STATED EXERCISE: Include the line containing "(abs) at (143,209)" and all lines before it, repeated exactly from the listing below, without pictures.

*** RECORD EXTRACTS

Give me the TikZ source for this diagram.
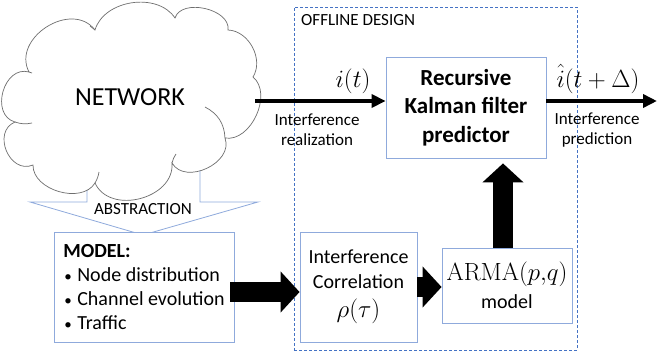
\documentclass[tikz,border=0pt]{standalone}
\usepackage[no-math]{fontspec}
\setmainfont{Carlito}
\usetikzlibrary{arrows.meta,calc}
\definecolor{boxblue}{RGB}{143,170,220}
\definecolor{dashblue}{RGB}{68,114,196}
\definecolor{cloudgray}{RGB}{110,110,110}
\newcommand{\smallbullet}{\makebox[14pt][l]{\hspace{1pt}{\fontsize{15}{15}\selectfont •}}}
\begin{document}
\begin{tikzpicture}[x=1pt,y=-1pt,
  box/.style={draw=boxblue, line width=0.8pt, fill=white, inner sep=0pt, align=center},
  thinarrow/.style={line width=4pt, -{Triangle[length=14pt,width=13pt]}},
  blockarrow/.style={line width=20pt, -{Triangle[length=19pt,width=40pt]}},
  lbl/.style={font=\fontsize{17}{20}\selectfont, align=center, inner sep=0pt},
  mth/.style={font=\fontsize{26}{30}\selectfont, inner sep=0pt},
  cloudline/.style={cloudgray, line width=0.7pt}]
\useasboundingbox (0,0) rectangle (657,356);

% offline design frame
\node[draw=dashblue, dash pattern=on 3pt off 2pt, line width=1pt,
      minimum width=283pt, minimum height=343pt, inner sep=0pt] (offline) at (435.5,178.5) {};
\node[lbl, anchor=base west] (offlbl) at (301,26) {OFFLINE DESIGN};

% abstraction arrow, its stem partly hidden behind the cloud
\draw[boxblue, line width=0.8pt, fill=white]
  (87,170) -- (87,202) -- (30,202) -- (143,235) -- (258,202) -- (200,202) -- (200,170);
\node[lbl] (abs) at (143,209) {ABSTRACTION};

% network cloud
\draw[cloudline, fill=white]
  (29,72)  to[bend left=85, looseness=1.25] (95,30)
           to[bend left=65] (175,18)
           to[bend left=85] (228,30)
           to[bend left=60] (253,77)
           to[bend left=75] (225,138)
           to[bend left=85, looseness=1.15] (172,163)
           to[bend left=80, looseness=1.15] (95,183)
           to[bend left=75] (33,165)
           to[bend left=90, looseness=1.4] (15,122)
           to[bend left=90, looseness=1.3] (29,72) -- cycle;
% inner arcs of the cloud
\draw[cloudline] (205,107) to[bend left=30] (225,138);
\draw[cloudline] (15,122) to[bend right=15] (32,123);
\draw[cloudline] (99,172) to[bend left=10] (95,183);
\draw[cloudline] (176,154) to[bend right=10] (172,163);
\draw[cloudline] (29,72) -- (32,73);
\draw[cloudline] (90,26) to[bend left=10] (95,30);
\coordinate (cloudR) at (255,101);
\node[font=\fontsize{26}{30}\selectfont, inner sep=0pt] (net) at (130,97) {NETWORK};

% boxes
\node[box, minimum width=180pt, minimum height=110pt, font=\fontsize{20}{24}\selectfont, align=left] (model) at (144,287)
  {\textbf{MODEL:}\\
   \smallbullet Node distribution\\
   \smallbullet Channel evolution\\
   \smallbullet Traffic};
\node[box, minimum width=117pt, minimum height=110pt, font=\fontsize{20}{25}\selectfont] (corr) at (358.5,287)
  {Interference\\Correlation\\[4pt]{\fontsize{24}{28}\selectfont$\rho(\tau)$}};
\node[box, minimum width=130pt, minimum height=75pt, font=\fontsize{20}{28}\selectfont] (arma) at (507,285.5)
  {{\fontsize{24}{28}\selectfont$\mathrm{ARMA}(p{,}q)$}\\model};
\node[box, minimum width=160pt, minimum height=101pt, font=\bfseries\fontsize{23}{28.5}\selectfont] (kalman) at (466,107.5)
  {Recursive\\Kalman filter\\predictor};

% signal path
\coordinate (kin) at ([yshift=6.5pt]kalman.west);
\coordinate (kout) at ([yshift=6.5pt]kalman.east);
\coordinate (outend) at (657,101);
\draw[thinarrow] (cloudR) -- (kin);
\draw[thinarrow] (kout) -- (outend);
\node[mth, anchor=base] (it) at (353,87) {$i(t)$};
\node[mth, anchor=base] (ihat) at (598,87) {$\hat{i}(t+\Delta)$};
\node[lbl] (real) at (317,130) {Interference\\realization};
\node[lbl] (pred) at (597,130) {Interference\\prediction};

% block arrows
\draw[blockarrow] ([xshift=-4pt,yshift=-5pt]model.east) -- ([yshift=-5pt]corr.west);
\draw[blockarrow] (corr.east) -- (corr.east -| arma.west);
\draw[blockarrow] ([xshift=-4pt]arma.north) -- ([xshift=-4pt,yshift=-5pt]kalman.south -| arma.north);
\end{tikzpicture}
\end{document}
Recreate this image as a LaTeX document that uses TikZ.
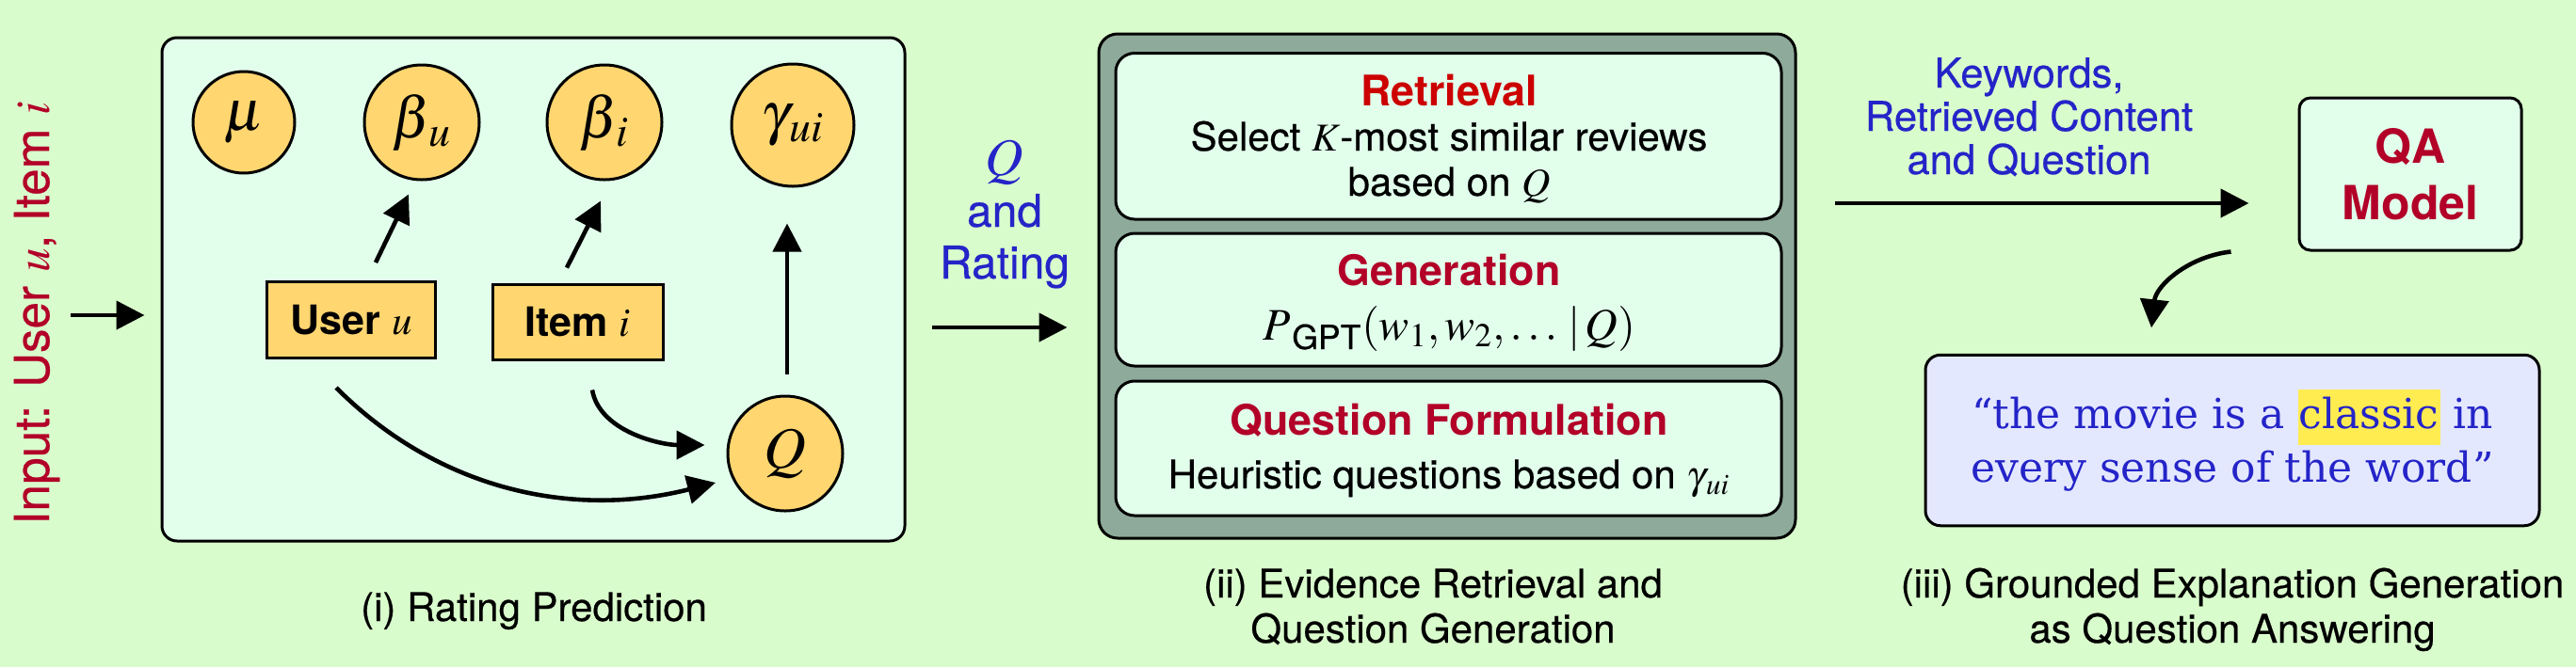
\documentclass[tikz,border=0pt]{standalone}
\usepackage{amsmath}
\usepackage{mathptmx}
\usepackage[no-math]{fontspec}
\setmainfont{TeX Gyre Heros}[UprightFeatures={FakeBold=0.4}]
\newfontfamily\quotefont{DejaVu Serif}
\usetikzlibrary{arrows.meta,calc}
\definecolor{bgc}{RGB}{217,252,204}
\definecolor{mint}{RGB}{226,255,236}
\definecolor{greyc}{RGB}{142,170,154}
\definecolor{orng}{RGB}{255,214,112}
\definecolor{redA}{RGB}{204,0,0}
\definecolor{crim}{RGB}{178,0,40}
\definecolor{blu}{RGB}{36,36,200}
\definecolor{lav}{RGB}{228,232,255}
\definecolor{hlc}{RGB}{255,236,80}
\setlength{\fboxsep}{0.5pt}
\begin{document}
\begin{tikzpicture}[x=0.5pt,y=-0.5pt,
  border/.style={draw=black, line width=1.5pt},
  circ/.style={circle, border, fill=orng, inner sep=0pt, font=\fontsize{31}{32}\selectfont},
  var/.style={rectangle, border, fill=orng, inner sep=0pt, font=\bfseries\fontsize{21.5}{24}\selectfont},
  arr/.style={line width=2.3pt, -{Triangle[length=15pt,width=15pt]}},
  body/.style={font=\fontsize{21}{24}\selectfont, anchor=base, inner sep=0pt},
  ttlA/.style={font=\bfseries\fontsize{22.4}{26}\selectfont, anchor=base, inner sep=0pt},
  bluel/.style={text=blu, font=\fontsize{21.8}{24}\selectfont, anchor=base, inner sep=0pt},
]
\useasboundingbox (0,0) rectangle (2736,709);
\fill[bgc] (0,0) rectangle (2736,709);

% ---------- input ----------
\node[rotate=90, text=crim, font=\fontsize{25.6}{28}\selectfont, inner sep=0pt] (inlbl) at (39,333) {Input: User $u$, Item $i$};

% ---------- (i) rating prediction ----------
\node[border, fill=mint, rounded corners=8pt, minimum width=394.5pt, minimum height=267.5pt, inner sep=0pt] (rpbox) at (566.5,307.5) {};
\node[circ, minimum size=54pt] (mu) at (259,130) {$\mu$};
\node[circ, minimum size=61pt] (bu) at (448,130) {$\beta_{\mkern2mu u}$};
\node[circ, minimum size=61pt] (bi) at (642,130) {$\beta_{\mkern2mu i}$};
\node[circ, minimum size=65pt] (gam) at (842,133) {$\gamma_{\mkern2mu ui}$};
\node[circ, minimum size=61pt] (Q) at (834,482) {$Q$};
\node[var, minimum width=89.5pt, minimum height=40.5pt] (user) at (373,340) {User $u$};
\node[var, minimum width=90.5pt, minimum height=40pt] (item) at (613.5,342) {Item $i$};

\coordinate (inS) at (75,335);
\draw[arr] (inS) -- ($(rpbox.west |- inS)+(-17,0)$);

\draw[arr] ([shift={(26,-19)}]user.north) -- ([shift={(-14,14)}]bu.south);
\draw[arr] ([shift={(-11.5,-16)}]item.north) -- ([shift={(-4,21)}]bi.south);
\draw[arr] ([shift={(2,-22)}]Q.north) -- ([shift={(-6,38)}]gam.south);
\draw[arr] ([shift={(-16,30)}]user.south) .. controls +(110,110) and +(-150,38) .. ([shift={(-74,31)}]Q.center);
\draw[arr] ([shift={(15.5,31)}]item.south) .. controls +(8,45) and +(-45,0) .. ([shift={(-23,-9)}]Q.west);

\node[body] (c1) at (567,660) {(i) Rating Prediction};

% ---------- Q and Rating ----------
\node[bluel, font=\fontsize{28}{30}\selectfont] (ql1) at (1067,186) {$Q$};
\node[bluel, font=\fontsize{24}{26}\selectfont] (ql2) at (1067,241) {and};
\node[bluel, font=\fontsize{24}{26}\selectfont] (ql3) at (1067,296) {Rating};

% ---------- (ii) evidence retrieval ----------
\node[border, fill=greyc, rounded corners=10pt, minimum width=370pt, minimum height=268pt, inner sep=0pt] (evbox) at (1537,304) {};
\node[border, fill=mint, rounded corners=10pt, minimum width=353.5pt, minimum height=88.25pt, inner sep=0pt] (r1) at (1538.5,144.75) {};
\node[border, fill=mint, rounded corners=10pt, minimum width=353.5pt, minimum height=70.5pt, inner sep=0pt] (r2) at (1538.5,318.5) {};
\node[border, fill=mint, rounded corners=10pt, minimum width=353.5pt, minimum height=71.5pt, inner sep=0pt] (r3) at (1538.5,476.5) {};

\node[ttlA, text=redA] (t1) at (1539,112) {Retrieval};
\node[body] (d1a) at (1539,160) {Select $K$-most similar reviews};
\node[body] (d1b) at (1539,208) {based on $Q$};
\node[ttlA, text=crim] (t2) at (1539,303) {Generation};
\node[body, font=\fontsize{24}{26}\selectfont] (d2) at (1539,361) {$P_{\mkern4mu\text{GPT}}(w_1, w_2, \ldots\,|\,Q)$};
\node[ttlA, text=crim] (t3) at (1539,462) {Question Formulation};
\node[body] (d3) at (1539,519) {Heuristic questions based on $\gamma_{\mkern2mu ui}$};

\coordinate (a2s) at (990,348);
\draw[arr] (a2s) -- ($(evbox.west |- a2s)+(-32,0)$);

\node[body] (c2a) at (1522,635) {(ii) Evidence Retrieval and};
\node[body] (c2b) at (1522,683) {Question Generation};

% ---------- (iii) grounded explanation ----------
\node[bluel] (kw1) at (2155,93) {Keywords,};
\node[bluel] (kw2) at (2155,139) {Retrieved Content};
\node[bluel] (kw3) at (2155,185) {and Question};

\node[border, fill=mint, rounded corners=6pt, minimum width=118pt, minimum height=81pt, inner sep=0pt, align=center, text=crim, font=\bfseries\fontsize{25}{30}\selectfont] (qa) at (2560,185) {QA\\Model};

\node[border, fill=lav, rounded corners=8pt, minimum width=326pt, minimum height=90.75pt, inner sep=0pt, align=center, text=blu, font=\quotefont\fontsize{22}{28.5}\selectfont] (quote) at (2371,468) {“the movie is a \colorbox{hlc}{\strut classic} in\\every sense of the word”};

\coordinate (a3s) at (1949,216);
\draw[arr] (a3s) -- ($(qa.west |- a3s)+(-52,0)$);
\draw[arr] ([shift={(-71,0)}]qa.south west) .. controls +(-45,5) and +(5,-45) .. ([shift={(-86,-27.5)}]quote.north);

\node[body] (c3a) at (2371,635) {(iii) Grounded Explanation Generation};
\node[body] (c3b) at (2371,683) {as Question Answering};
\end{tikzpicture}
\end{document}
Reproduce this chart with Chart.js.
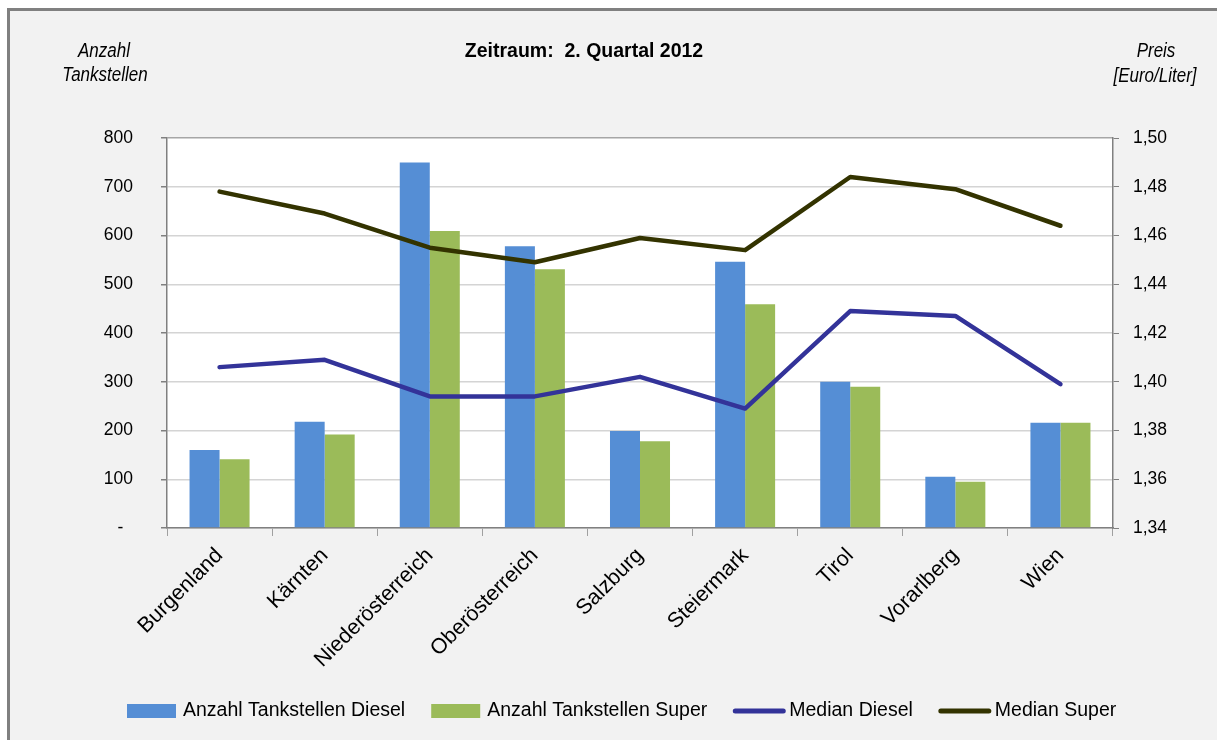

******

CORRECT OUTPUT:
Give me the TikZ source for this diagram.
\documentclass[tikz,border=0pt]{standalone}
\usepackage[no-math]{fontspec}
\setmainfont{Carlito}
\usetikzlibrary{arrows.meta,calc}
\definecolor{boxblue}{RGB}{143,170,220}
\definecolor{dashblue}{RGB}{68,114,196}
\definecolor{cloudgray}{RGB}{110,110,110}
\newcommand{\smallbullet}{\makebox[14pt][l]{\hspace{1pt}{\fontsize{15}{15}\selectfont •}}}
\begin{document}
\begin{tikzpicture}[x=1pt,y=-1pt,
  box/.style={draw=boxblue, line width=0.8pt, fill=white, inner sep=0pt, align=center},
  thinarrow/.style={line width=4pt, -{Triangle[length=14pt,width=13pt]}},
  blockarrow/.style={line width=20pt, -{Triangle[length=19pt,width=40pt]}},
  lbl/.style={font=\fontsize{17}{20}\selectfont, align=center, inner sep=0pt},
  mth/.style={font=\fontsize{26}{30}\selectfont, inner sep=0pt},
  cloudline/.style={cloudgray, line width=0.7pt}]
\useasboundingbox (0,0) rectangle (657,356);

% offline design frame
\node[draw=dashblue, dash pattern=on 3pt off 2pt, line width=1pt,
      minimum width=283pt, minimum height=343pt, inner sep=0pt] (offline) at (435.5,178.5) {};
\node[lbl, anchor=base west] (offlbl) at (301,26) {OFFLINE DESIGN};

% abstraction arrow, its stem partly hidden behind the cloud
\draw[boxblue, line width=0.8pt, fill=white]
  (87,170) -- (87,202) -- (30,202) -- (143,235) -- (258,202) -- (200,202) -- (200,170);
\node[lbl] (abs) at (143,209) {ABSTRACTION};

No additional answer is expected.